▶ **Data lines**:
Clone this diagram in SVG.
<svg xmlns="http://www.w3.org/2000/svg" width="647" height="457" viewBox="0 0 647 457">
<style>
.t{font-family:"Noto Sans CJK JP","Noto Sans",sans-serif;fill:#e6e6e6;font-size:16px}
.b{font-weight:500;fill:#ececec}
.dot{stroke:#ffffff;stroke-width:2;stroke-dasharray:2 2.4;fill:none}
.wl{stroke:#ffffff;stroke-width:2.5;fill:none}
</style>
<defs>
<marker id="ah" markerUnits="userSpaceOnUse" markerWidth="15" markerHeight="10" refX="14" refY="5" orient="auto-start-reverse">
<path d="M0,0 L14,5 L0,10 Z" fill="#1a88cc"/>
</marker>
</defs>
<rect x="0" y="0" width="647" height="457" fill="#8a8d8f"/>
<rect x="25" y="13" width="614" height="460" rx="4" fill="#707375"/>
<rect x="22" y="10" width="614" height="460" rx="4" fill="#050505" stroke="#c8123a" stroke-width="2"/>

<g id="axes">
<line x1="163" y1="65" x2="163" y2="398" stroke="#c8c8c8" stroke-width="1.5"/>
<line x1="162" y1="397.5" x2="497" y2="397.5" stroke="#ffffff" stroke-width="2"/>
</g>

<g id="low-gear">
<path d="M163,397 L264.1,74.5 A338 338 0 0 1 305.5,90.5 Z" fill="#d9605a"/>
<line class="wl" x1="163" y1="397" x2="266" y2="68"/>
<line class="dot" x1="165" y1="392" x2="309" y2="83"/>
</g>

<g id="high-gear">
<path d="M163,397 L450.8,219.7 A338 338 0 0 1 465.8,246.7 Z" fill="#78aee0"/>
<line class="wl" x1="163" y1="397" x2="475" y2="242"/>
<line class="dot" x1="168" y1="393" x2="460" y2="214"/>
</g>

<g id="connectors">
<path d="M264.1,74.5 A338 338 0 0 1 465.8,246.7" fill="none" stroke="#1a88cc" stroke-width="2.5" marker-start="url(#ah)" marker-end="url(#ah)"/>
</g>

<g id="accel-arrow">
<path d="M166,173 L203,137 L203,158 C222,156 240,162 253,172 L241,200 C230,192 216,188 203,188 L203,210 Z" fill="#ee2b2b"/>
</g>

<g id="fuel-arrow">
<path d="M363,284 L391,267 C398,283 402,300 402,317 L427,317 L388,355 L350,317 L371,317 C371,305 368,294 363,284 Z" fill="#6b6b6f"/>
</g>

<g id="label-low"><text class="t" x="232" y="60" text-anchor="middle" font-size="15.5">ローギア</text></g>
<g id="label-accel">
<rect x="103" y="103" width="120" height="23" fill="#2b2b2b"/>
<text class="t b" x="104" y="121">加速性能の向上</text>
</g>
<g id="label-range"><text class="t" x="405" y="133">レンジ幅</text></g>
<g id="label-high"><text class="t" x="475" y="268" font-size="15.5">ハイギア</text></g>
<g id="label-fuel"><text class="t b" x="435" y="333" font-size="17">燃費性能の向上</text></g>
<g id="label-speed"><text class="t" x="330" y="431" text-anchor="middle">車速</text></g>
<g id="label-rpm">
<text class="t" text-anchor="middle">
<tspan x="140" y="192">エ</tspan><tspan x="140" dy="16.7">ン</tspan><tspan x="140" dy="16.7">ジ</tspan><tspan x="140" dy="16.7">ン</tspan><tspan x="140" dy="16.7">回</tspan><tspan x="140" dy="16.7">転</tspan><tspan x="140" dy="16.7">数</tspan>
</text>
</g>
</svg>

▶ **Your instructions**:
Type out all of the material again, word for word.

▶ **Output for this exercise**:
Clone this diagram in SVG.
<svg xmlns="http://www.w3.org/2000/svg" width="647" height="457" viewBox="0 0 647 457">
<style>
.t{font-family:"Noto Sans CJK JP","Noto Sans",sans-serif;fill:#e6e6e6;font-size:16px}
.b{font-weight:500;fill:#ececec}
.dot{stroke:#ffffff;stroke-width:2;stroke-dasharray:2 2.4;fill:none}
.wl{stroke:#ffffff;stroke-width:2.5;fill:none}
</style>
<defs>
<marker id="ah" markerUnits="userSpaceOnUse" markerWidth="15" markerHeight="10" refX="14" refY="5" orient="auto-start-reverse">
<path d="M0,0 L14,5 L0,10 Z" fill="#1a88cc"/>
</marker>
</defs>
<rect x="0" y="0" width="647" height="457" fill="#8a8d8f"/>
<rect x="25" y="13" width="614" height="460" rx="4" fill="#707375"/>
<rect x="22" y="10" width="614" height="460" rx="4" fill="#050505" stroke="#c8123a" stroke-width="2"/>

<g id="axes">
<line x1="163" y1="65" x2="163" y2="398" stroke="#c8c8c8" stroke-width="1.5"/>
<line x1="162" y1="397.5" x2="497" y2="397.5" stroke="#ffffff" stroke-width="2"/>
</g>

<g id="low-gear">
<path d="M163,397 L264.1,74.5 A338 338 0 0 1 305.5,90.5 Z" fill="#d9605a"/>
<line class="wl" x1="163" y1="397" x2="266" y2="68"/>
<line class="dot" x1="165" y1="392" x2="309" y2="83"/>
</g>

<g id="high-gear">
<path d="M163,397 L450.8,219.7 A338 338 0 0 1 465.8,246.7 Z" fill="#78aee0"/>
<line class="wl" x1="163" y1="397" x2="475" y2="242"/>
<line class="dot" x1="168" y1="393" x2="460" y2="214"/>
</g>

<g id="connectors">
<path d="M264.1,74.5 A338 338 0 0 1 465.8,246.7" fill="none" stroke="#1a88cc" stroke-width="2.5" marker-start="url(#ah)" marker-end="url(#ah)"/>
</g>

<g id="accel-arrow">
<path d="M166,173 L203,137 L203,158 C222,156 240,162 253,172 L241,200 C230,192 216,188 203,188 L203,210 Z" fill="#ee2b2b"/>
</g>

<g id="fuel-arrow">
<path d="M363,284 L391,267 C398,283 402,300 402,317 L427,317 L388,355 L350,317 L371,317 C371,305 368,294 363,284 Z" fill="#6b6b6f"/>
</g>

<g id="label-low"><text class="t" x="232" y="60" text-anchor="middle" font-size="15.5">ローギア</text></g>
<g id="label-accel">
<rect x="103" y="103" width="120" height="23" fill="#2b2b2b"/>
<text class="t b" x="104" y="121">加速性能の向上</text>
</g>
<g id="label-range"><text class="t" x="405" y="133">レンジ幅</text></g>
<g id="label-high"><text class="t" x="475" y="268" font-size="15.5">ハイギア</text></g>
<g id="label-fuel"><text class="t b" x="435" y="333" font-size="17">燃費性能の向上</text></g>
<g id="label-speed"><text class="t" x="330" y="431" text-anchor="middle">車速</text></g>
<g id="label-rpm">
<text class="t" text-anchor="middle">
<tspan x="140" y="192">エ</tspan><tspan x="140" dy="16.7">ン</tspan><tspan x="140" dy="16.7">ジ</tspan><tspan x="140" dy="16.7">ン</tspan><tspan x="140" dy="16.7">回</tspan><tspan x="140" dy="16.7">転</tspan><tspan x="140" dy="16.7">数</tspan>
</text>
</g>
</svg>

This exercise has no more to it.